Rússia reforça defesa da Venezuela e reacende o tabuleiro geopolítico da América Latina

Por Ricardo Fan, para DefesaNet

A recente declaração do deputado russo Alexei Zhuravlev, sobre o envio de sistemas antiaéreos Pantsir-S1 e Buk-M2E à Venezuela, reacende tensões no eixo estratégico entre Moscou, Caracas e Washington, e sugere um novo capítulo na disputa de influência militar na América Latina.

Ainda mais sensível é a possibilidade, ventilada pelo parlamentar, de fornecimento futuro de mísseis de cruzeiro Kalibr e Oreshnik — vetores empregados em ataques à Ucrânia — que, se concretizada, colocaria o continente novamente sob a sombra de uma “mini Crise dos Mísseis de Cuba”.

A parceria Moscou–Caracas: geopolítica e sobrevivência mútua

Desde os anos 2000, a cooperação militar russo-venezuelana tornou-se um dos pilares da sobrevida estratégica do regime chavista. A Força Aérea Venezuelana opera caças Su-30MK2, enquanto o Exército possui sistemas S-300VM, blindados russos e um histórico de exercícios conjuntos.

O envio recente de novos sistemas antiaéreos e a especulação sobre mísseis de longo alcance indicam uma tentativa de Moscou projetar influência hemisférica em meio ao isolamento diplomático e militar imposto pelo Ocidente devido à guerra na Ucrânia.

Para Nicolás Maduro, a aliança com a Rússia representa mais que uma demonstração de força: é uma garantia de sobrevivência política. Com o país sob sanções norte-americanas e europeias, o apoio russo fornece dissuasão estratégica e reforça a narrativa de resistência ao “imperialismo ocidental”.

A resposta dos Estados Unidos: o Caribe como linha vermelha

Em paralelo, os Estados Unidos ampliam sua presença naval no Caribe, oficialmente sob o pretexto de combate ao narcotráfico. O deslocamento do porta-aviões USS Gerald R. Ford e de navios de escolta para a região indica, contudo, uma postura mais assertiva e preventiva diante da reaproximação militar entre Caracas e Moscou.

Fontes citadas pelo The War Zone e pelo New York Times sugerem que o governo norte-americano teria discutido, ainda durante a administração Trump, planos de contingência para ações militares limitadas na Venezuela — incluindo o controle de instalações petrolíferas e ataques seletivos contra forças leais a Maduro. Ainda que tais medidas não tenham sido implementadas, o simples fato de estarem sobre a mesa revela o nível de preocupação estratégica de Washington.

O retorno da dissuasão de proximidade

A possível transferência de mísseis de cruzeiro Kalibr ou balísticos Oreshnik teria profundo impacto simbólico e operacional. Com alcances estimados entre 1.500 e 2.500 km, tais vetores poderiam, em teoria, atingir alvos no sul dos Estados Unidos, incluindo partes da Flórida e do Golfo do México.

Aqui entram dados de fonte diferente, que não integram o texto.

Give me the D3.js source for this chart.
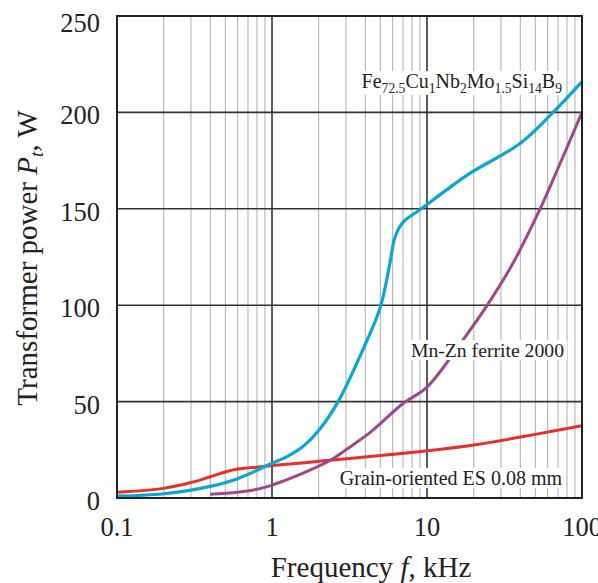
<!DOCTYPE html>
<html>
<head>
<meta charset="utf-8">
<script src="https://cdn.jsdelivr.net/npm/d3@7"></script>
<style>
body{margin:0;background:#fff;}
text{font-family:"Liberation Serif","DejaVu Serif",serif;fill:#222;}
</style>
</head>
<body>
<div class="chart"></div>
<script>
var w = 598, h = 583;

// curves, [frequency kHz, power W]
var feCurve = [[0.1,1],[0.2,2.2],[0.4,6],[0.6,10],[1,18],[1.25,21.5],[1.6,27],[2,35],[2.67,50],[3.86,77],[5,99],[5.8,123],[6.2,135],[7,143],[9,149.5],[14,161],[19,168.5],[40,184],[65,200],[100,216]];
var ferriteCurve = [[0.4,2],[0.6,3],[0.8,4.5],[1,6.7],[1.3,10],[1.6,13],[2.4,19.7],[3,25],[4.3,34],[7,49],[10,57.5],[17.6,83.5],[24,99],[36,122],[53,149],[65,165],[100,200]];
var esCurve = [[0.1,3],[0.2,5],[0.3,8],[0.4,11],[0.5,13.5],[0.6,15],[0.8,16],[1,16.8],[2,19],[5,22],[10,24.5],[20,27.5],[50,33],[100,37.5]];

var xTicks = [0.1, 1, 10, 100];
var yTicks = [0, 50, 100, 150, 200, 250];

var svg = d3.select('.chart').append('svg')
            .attr('width', w)
            .attr('height', h);

var x = d3.scaleLog().domain([0.1, 100]).range([117, 582]);
var y = d3.scaleLinear().domain([0, 250]).range([498, 16]);

// minor vertical grid
var minor = x.ticks().filter(function (d) { return xTicks.indexOf(d) < 0; });
svg.selectAll('.vminor').data(minor).enter().append('line')
   .attr('x1', function (d) { return x(d); }).attr('x2', function (d) { return x(d); })
   .attr('y1', y(250)).attr('y2', y(0))
   .attr('stroke', '#b4b4b4').attr('stroke-width', 1.1);

svg.selectAll('.vmajor').data(xTicks).enter().append('line')
   .attr('x1', function (d) { return x(d); }).attr('x2', function (d) { return x(d); })
   .attr('y1', y(250)).attr('y2', y(0))
   .attr('stroke', '#333').attr('stroke-width', 1.6);

svg.selectAll('.hmajor').data(yTicks).enter().append('line')
   .attr('x1', x(0.1)).attr('x2', x(100))
   .attr('y1', function (d) { return y(d); }).attr('y2', function (d) { return y(d); })
   .attr('stroke', '#333').attr('stroke-width', 1.6);

var line = d3.line()
   .x(function (d) { return x(d[0]); })
   .y(function (d) { return y(d[1]); })
   .curve(d3.curveCatmullRom.alpha(0.5));

svg.append('path').datum(esCurve).attr('d', line)
   .attr('fill', 'none').attr('stroke', '#e8302a').attr('stroke-width', 3);
svg.append('path').datum(ferriteCurve).attr('d', line)
   .attr('fill', 'none').attr('stroke', '#a2468c').attr('stroke-width', 3);
svg.append('path').datum(feCurve).attr('d', line)
   .attr('fill', 'none').attr('stroke', '#0aa6d4').attr('stroke-width', 3.2);

// labels with white boxes (on top of curves)
function label(parts, xx, yy, size) {
  var g = svg.append('g');
  var t = g.append('text').attr('x', xx).attr('y', yy).attr('font-size', size).attr('text-anchor', 'end');
  var off = 0;
  parts.forEach(function (p) {
    var target = p[1] ? size * 0.24 : 0;
    t.append('tspan').text(p[0])
     .attr('font-size', p[1] ? size * 0.68 : size)
     .attr('dy', target - off);
    off = target;
  });
  var b = t.node().getBBox();
  g.insert('rect', 'text').attr('x', b.x - 3).attr('y', b.y + 1).attr('width', b.width + 6).attr('height', b.height - 2).attr('fill', '#fff');
}

label([['Fe'],['72.5',1],['Cu'],['1',1],['Nb'],['2',1],['Mo'],['1.5',1],['Si'],['14',1],['B'],['9',1]], 562, 88, 20);
label([['Mn-Zn ferrite 2000']], 564, 357, 19.7);
label([['Grain-oriented ES 0.08 mm']], 562, 485, 20);

// frame
svg.append('rect').attr('x', x(0.1)).attr('y', y(250))
   .attr('width', x(100) - x(0.1)).attr('height', y(0) - y(250))
   .attr('fill', 'none').attr('stroke', '#222').attr('stroke-width', 2);

// tick labels
svg.selectAll('.xl').data(xTicks).enter().append('text')
   .attr('x', function (d) { return x(d); }).attr('y', 536)
   .attr('text-anchor', 'middle').attr('font-size', 26.5)
   .text(function (d) { return d; });

svg.selectAll('.yl').data(yTicks).enter().append('text')
   .attr('x', 100).attr('y', function (d) { return Math.max(y(d) + 12, 32); })
   .attr('text-anchor', 'end').attr('font-size', 26.5)
   .text(function (d) { return d; });

// axis titles
var xt = svg.append('text').attr('x', 371).attr('y', 577)
   .attr('text-anchor', 'middle').attr('font-size', 29);
xt.append('tspan').text('Frequency ');
xt.append('tspan').text('f').attr('font-style', 'italic');
xt.append('tspan').text(', kHz');

var yt = svg.append('text').attr('transform', 'translate(37,258) rotate(-90)')
   .attr('text-anchor', 'middle').attr('font-size', 29);
yt.append('tspan').text('Transformer power ');
yt.append('tspan').text('P').attr('font-style', 'italic');
yt.append('tspan').text('t').attr('font-style', 'italic').attr('font-size', 19).attr('dy', 6);
yt.append('tspan').text(', W').attr('dy', -6);
</script>
</body>
</html>
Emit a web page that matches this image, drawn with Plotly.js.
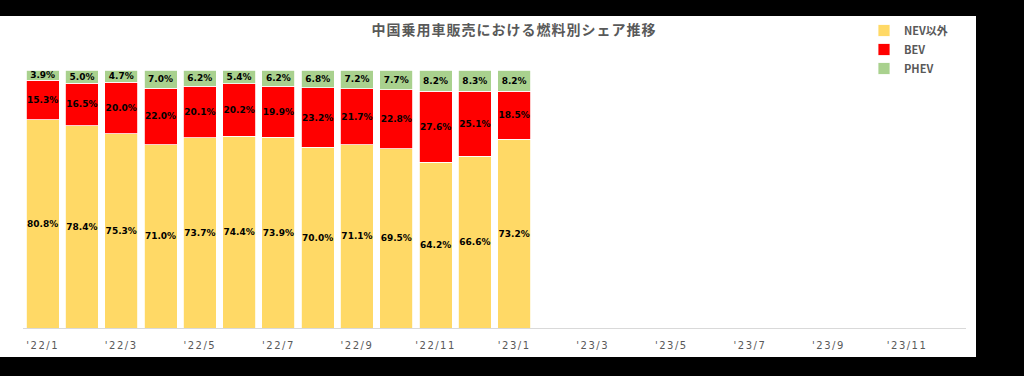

Embora especialistas avaliem que as sanções e as limitações industriais russas tornem improvável um fornecimento em larga escala, a mera possibilidade técnica já altera o cálculo estratégico da região.

O envio desses sistemas, mesmo em quantidade limitada, introduz um novo vetor de dissuasão assimétrica e projeção de poder extrarregional. Em um cenário de crescente tensão entre a OTAN e a Rússia, o uso da Venezuela como plataforma de pressão hemisférica representaria uma resposta simbólica de Moscou ao cerco ocidental na Europa Oriental.

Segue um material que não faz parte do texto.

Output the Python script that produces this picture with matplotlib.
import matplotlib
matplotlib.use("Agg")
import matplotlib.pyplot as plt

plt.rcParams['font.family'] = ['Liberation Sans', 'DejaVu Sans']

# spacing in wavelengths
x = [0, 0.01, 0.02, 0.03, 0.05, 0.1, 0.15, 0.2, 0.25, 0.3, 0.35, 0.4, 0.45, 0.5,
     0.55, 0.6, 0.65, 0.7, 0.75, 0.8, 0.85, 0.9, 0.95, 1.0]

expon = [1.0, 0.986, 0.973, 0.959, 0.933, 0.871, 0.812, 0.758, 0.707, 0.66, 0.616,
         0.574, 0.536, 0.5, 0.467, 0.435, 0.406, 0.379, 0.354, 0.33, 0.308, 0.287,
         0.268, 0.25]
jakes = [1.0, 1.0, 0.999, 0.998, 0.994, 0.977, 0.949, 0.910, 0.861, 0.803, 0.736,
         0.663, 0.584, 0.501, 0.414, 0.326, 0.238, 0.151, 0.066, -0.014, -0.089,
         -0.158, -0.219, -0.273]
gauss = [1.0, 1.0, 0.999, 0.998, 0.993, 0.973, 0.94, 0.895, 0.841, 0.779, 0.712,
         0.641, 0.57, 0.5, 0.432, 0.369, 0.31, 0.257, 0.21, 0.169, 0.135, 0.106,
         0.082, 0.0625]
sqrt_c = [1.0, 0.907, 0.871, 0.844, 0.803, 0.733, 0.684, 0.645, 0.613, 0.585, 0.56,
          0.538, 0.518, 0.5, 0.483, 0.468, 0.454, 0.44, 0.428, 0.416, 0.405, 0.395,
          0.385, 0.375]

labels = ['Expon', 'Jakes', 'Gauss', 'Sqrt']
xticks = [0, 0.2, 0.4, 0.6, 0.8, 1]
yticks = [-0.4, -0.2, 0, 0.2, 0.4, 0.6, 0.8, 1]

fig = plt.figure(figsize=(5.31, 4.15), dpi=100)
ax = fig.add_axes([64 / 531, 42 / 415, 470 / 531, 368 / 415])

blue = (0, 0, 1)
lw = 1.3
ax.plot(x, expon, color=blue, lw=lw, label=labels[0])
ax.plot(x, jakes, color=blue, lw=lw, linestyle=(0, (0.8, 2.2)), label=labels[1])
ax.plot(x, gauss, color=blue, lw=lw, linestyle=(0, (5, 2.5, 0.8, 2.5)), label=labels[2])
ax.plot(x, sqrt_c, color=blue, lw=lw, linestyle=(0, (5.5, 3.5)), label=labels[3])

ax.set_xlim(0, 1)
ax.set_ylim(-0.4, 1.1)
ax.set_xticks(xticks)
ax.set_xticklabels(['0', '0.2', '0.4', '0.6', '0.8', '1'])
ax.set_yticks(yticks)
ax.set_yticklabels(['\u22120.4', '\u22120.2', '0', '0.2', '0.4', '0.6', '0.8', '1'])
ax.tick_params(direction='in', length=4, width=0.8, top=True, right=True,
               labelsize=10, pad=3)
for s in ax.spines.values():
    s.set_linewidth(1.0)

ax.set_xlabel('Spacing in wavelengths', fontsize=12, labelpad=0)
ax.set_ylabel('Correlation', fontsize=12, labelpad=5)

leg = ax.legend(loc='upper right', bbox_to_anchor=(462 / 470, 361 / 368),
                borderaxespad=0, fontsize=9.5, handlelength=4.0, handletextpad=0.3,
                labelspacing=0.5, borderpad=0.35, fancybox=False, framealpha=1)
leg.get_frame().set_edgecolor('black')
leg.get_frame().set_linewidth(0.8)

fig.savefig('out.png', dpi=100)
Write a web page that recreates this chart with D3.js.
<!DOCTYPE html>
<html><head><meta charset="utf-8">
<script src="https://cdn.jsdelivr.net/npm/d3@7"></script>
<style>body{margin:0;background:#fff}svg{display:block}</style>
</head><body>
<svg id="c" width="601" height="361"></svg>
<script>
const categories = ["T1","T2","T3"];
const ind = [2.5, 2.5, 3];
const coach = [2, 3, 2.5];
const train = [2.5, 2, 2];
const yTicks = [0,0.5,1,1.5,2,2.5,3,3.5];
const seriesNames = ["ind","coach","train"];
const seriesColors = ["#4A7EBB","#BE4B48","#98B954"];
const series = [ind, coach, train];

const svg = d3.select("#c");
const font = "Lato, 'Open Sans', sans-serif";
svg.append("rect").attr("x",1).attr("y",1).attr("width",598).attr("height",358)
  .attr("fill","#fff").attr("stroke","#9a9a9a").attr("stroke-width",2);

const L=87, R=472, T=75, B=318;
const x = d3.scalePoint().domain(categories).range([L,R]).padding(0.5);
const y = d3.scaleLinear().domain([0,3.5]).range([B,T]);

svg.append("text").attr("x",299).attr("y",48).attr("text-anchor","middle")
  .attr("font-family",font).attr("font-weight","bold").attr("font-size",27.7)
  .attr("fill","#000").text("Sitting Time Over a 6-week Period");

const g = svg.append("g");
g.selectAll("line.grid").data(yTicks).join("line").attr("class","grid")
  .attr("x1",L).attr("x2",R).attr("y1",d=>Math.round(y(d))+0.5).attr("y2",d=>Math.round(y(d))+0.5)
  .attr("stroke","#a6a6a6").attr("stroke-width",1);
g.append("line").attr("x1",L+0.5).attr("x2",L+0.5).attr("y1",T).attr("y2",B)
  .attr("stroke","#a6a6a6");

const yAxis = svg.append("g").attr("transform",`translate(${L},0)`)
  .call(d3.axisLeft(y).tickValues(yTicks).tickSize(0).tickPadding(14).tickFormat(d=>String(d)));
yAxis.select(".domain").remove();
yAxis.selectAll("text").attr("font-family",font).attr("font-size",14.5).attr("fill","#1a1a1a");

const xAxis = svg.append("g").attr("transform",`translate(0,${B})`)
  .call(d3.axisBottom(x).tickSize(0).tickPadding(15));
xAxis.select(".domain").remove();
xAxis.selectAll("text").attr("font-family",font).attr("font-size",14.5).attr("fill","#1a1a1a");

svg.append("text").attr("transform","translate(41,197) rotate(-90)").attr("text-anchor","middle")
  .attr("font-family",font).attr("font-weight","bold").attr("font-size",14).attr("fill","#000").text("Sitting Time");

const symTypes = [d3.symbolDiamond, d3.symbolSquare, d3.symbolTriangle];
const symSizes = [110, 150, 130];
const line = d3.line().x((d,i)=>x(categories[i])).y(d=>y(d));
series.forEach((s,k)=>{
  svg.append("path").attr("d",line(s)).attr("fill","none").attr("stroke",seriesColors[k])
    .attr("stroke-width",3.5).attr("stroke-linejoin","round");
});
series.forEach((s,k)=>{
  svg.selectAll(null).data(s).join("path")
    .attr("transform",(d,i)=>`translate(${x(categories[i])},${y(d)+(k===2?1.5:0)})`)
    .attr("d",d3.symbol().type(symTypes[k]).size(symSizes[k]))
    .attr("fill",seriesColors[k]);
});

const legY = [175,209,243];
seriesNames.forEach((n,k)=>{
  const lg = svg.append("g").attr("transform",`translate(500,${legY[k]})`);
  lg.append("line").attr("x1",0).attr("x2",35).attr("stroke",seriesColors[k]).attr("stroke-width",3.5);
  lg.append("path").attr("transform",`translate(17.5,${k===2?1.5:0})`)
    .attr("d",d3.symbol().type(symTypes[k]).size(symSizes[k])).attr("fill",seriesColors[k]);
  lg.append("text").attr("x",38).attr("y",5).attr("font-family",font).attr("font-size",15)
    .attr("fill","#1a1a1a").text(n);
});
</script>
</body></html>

América Latina no novo equilíbrio multipolar

O episódio confirma que a América Latina, historicamente periférica nas disputas de alta intensidade, volta a ser campo de influência cruzada entre potências. A presença simultânea de ativos russos, chineses e norte-americanos em diferentes países do continente revela que o tabuleiro regional está se tornando cada vez mais multipolar e competitivo.

Para o Brasil e seus vizinhos, o desafio será manter a neutralidade estratégica e evitar o arrasto em confrontos geopolíticos externos. A eventual militarização da Venezuela com armamentos de longo alcance reintroduz o risco de corridas armamentistas regionais e reforça a necessidade de uma diplomacia de equilíbrio por parte dos países do Cone Sul.

O envio de sistemas russos à Venezuela e a perspectiva de mísseis de longo alcance marcam um ponto de inflexão na segurança hemisférica. Mesmo que limitada, essa cooperação sinaliza uma resposta geopolítica direta de Moscou à presença dos EUA no Caribe, transformando o entorno estratégico sul-americano em mais uma frente da disputa global entre as grandes potências.

Como na Guerra Fria, o Caribe volta a ser palco de um jogo perigoso — agora travado em meio à interdependência energética, ao ciberconflito e à guerra de narrativas.